Trump Organization's former chief financial officer Allen Weisselberg's lawyer revealed in Manhattan criminal court Monday that additional indictments may be coming in the company's tax fraud case.
Talking about New York’s ongoing investigation into former US President Donald Trump’s company, Weisselberg’s lawyer, Bryan C. Skarlatos, said, “We have strong reason to believe there could be other indictments coming."
Prosecutors had found tax documents related to Trump Organization in the basement of an co-conspirator, who hasn't been named, revealed Skarlatos, according to Daily Beast. It’s not clear who that co-conspirator is, but two sources said that Matthew Calamari, a Trump bodyguard who later became the company’s chief operating officer, has been closely scrutinized by prosecutors.

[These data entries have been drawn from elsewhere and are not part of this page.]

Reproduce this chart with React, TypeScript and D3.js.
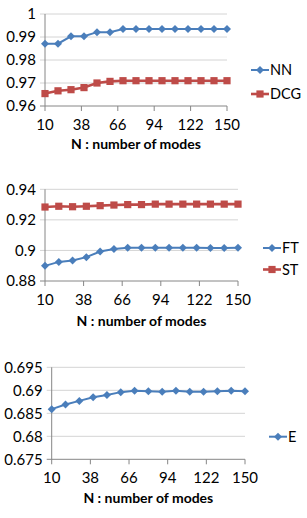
import { useEffect, useRef } from 'react';
import * as d3 from 'd3';

// x positions: number of modes
const modes = [10, 20, 30, 40, 50, 60, 70, 80, 90, 100, 110, 120, 130, 140, 150];
const xTicks = [10, 38, 66, 94, 122, 150];

// chart 1
const nnValues = [0.9871, 0.9871, 0.9903, 0.9903, 0.9921, 0.9921, 0.9935, 0.9935, 0.9935, 0.9935, 0.9935, 0.9935, 0.9935, 0.9935, 0.9935];
const dcgValues = [0.9654, 0.9666, 0.9671, 0.968, 0.97, 0.9707, 0.971, 0.971, 0.971, 0.971, 0.971, 0.971, 0.971, 0.971, 0.971];
const yTicks1 = [0.96, 0.97, 0.98, 0.99, 1];

// chart 2
const ftValues = [0.8899, 0.8925, 0.8934, 0.8956, 0.8993, 0.9009, 0.9017, 0.9017, 0.9018, 0.9017, 0.9017, 0.9017, 0.9016, 0.9016, 0.9017];
const stValues = [0.9284, 0.9289, 0.9286, 0.9289, 0.9293, 0.9297, 0.93, 0.93, 0.9303, 0.9303, 0.9303, 0.9303, 0.9303, 0.9303, 0.9303];
const yTicks2 = [0.88, 0.9, 0.92, 0.94];

// chart 3
const eValues = [0.6859, 0.6869, 0.6877, 0.6885, 0.689, 0.6896, 0.6899, 0.6898, 0.6897, 0.6899, 0.6897, 0.6897, 0.6898, 0.6899, 0.6898];
const yTicks3 = [0.675, 0.68, 0.685, 0.69, 0.695];

const BLUE = '#4a7ebb';
const RED = '#be4b48';
const FONT = 'Lato, "Open Sans", sans-serif';

const panels = [
  {
    left: 45, right: 227, plotTop: 14, plotBottom: 106,
    yTicks: yTicks1, fmt: (v) => (v === 1 ? '1' : d3.format('.2f')(v)),
    series: [
      { name: 'NN', values: nnValues, color: BLUE, shape: 'diamond' },
      { name: 'DCG', values: dcgValues, color: RED, shape: 'square' },
    ],
    legendX: 251, legendY: [70, 94], labelY: 125, titleY: 144,
  },
  {
    left: 45, right: 238, plotTop: 189.3, plotBottom: 281,
    yTicks: yTicks2, fmt: (v) => (Math.abs(v - 0.9) < 1e-9 ? '0.9' : d3.format('.2f')(v)),
    series: [
      { name: 'FT', values: ftValues, color: BLUE, shape: 'diamond' },
      { name: 'ST', values: stValues, color: RED, shape: 'square' },
    ],
    legendX: 263, legendY: [248, 269.5], labelY: 300, titleY: 321.5,
  },
  {
    left: 51.7, right: 245, plotTop: 367.3, plotBottom: 459.3,
    yTicks: yTicks3, fmt: (v) => d3.format('.3~f')(v),
    series: [
      { name: 'E', values: eValues, color: BLUE, shape: 'diamond' },
    ],
    legendX: 269, legendY: [436.7], labelY: 478, titleY: 498,
  },
];

function marker(g, shape, x, y, color) {
  if (shape === 'diamond') {
    const r = 4;
    g.append('path')
      .attr('d', `M${x},${y - r}L${x + r},${y}L${x},${y + r}L${x - r},${y}Z`)
      .attr('fill', color);
  } else {
    const s = 3.6;
    g.append('rect')
      .attr('x', x - s).attr('y', y - s)
      .attr('width', s * 2).attr('height', s * 2)
      .attr('fill', color);
  }
}

const App = () => {
  const svgRef = useRef(null);

  useEffect(() => {
    const svg = d3.select(svgRef.current);
    svg.selectAll('*').remove();

    panels.forEach((p) => {
      const g = svg.append('g');
      const x = d3.scaleLinear().domain([10, 150]).range([p.left, p.right]);
      const y = d3.scaleLinear()
        .domain([p.yTicks[0], p.yTicks[p.yTicks.length - 1]])
        .range([p.plotBottom, p.plotTop]);

      // gridlines + y ticks
      p.yTicks.forEach((t) => {
        g.append('line')
          .attr('x1', p.left - 5).attr('x2', p.right)
          .attr('y1', y(t)).attr('y2', y(t))
          .attr('stroke', t === p.yTicks[0] ? '#868686' : '#d4d4d4')
          .attr('stroke-width', 1);
        g.append('text')
          .attr('x', p.left - 9).attr('y', y(t))
          .attr('dy', '0.35em')
          .attr('text-anchor', 'end')
          .attr('font-family', FONT).attr('font-size', 15)
          .attr('fill', '#000')
          .text(p.fmt(t));
      });

      // y axis line
      g.append('line')
        .attr('x1', p.left).attr('x2', p.left)
        .attr('y1', p.plotTop).attr('y2', p.plotBottom)
        .attr('stroke', '#868686');

      // x ticks + labels
      xTicks.forEach((t) => {
        g.append('line')
          .attr('x1', x(t)).attr('x2', x(t))
          .attr('y1', p.plotBottom).attr('y2', p.plotBottom + 5)
          .attr('stroke', '#868686');
        g.append('text')
          .attr('x', x(t)).attr('y', p.labelY)
          .attr('dy', '0.35em')
          .attr('text-anchor', 'middle')
          .attr('font-family', FONT).attr('font-size', 15)
          .text(t);
      });

      g.append('text')
        .attr('x', (p.left + p.right) / 2).attr('y', p.titleY)
        .attr('dy', '0.35em')
        .attr('text-anchor', 'middle')
        .attr('font-family', FONT).attr('font-size', 14).attr('font-weight', 'bold')
        .text('N : number of modes');

      // series
      const line = d3.line().x((d, i) => x(modes[i])).y((d) => y(d));
      p.series.forEach((s, si) => {
        g.append('path')
          .datum(s.values)
          .attr('d', line)
          .attr('fill', 'none')
          .attr('stroke', s.color)
          .attr('stroke-width', s.shape === 'square' ? 2.6 : 2);
        s.values.forEach((v, i) => marker(g, s.shape, x(modes[i]), y(v), s.color));

        // legend
        const ly = p.legendY[si];
        g.append('line')
          .attr('x1', p.legendX).attr('x2', p.legendX + 18)
          .attr('y1', ly).attr('y2', ly)
          .attr('stroke', s.color)
          .attr('stroke-width', s.shape === 'square' ? 2.6 : 2);
        marker(g, s.shape, p.legendX + 9, ly, s.color);
        g.append('text')
          .attr('x', p.legendX + 19).attr('y', ly)
          .attr('dy', '0.35em')
          .attr('font-family', FONT).attr('font-size', 14.5)
          .text(s.name);
      });
    });
  }, []);

  return (
    <svg
      ref={svgRef}
      width={307}
      height={518}
      style={{ position: 'absolute', left: 0, top: 0, background: '#fff' }}
    />
  );
};

export default App;
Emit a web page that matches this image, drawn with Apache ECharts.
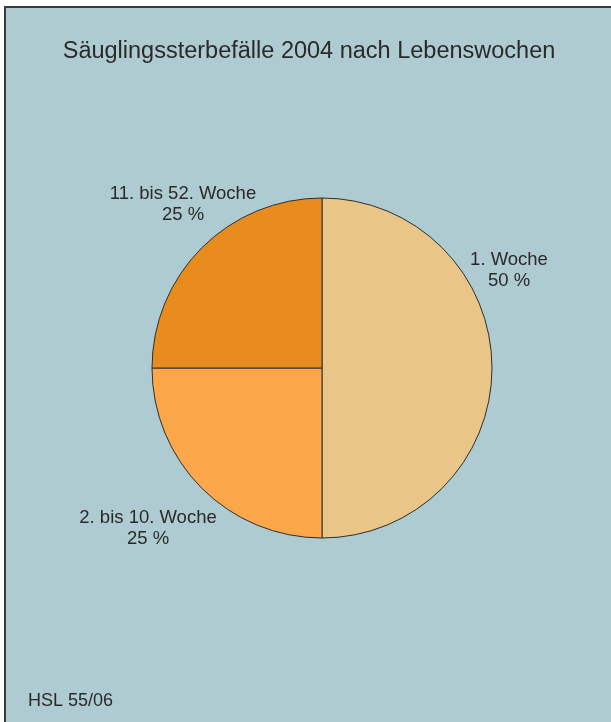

Going by other theories, it might be Jeff McConney, the company controller who has worked as Weisselberg’s deputy for long.
This comes almost three months after Manhattan District Attorney Cyrus Vance Jr. unsealed criminal charges that alleged the former President's company and Weisselberg took part in a scheme in which the organization's high-level executives enjoyed untaxed benefits. The tax-dodging scheme ran for about 15 years.
The Trump Organization and Weisselberg, who has been working for the Trump family since 1973, have pleaded not guilty to the allegations. Trump said the case is politically motivated, reported NPR.
Weisselberg is the only one who has been criminally charged so far, but there are more executives on the investigators’ radar.
According to the indictment, Weisselberg allegedly hid $1.76 million in “indirect employee compensation” that he received from Trump's company from 2005 until 2017, and is “one of the largest individual beneficiaries” of the scheme.
On Monday, his lawyers asked for more time to review more than three million documents that have been identified as evidence in the tax fraud case. During the court hearing, Skarlatos and Weisselberg’s other lawyer, Mary E. Mulligan, issued a statement that said they have gone through the indictment and found it full of "unsupported and flawed factual and legal assertions regarding Allen Weisselberg."
Justice Juan Merchan, who is presiding over the case, tentatively scheduled trial to begin sometime in August or September 2022, which is just months before the midterm elections.